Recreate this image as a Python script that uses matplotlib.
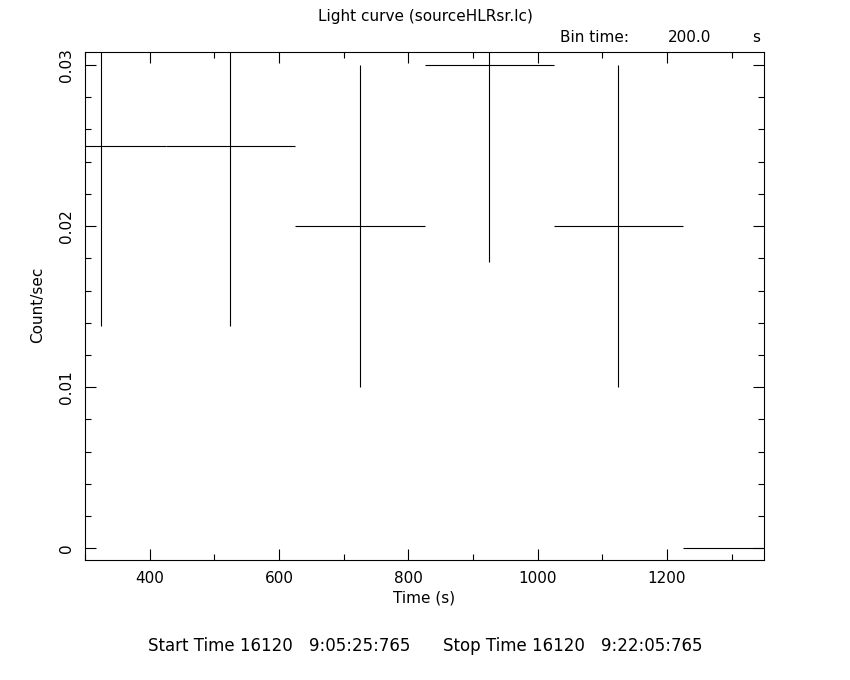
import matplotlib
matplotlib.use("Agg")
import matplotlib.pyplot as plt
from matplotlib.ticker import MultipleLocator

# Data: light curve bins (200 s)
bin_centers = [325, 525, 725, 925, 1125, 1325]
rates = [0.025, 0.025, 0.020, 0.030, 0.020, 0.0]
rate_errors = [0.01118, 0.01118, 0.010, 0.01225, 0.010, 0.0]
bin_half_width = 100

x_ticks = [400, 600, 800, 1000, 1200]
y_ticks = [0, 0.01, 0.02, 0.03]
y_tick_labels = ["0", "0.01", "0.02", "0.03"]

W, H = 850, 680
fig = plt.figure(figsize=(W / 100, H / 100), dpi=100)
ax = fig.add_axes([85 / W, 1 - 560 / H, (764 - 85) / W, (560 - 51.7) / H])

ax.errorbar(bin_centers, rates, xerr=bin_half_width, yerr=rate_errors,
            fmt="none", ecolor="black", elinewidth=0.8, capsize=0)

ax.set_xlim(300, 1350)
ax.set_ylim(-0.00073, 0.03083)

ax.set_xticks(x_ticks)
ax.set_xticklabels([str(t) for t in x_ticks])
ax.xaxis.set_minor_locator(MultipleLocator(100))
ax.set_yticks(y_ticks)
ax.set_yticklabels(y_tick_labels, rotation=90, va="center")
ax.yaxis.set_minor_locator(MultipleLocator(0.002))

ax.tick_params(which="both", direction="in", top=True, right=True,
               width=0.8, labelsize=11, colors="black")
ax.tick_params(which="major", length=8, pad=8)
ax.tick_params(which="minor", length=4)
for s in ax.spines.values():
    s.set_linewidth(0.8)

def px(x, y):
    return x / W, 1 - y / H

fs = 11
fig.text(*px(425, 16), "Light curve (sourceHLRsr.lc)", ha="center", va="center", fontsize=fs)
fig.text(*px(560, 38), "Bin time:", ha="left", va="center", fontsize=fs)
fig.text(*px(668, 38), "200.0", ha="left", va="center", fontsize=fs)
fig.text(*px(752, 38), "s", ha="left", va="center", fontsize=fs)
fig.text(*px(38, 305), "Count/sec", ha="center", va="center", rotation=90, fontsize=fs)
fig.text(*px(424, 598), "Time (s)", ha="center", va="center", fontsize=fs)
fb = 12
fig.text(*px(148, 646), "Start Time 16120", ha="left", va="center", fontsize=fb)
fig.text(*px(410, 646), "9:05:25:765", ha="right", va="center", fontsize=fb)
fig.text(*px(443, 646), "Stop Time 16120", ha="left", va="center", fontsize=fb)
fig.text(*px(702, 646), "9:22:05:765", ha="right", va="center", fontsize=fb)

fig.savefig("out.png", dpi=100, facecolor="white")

·····

What to do —
Without the pictures, return the listing above from its first line through the line that has "bin_half_width = 100".

Task solution —
Recreate this image as a Python script that uses matplotlib.
import matplotlib
matplotlib.use("Agg")
import matplotlib.pyplot as plt
from matplotlib.ticker import MultipleLocator

# Data: light curve bins (200 s)
bin_centers = [325, 525, 725, 925, 1125, 1325]
rates = [0.025, 0.025, 0.020, 0.030, 0.020, 0.0]
rate_errors = [0.01118, 0.01118, 0.010, 0.01225, 0.010, 0.0]
bin_half_width = 100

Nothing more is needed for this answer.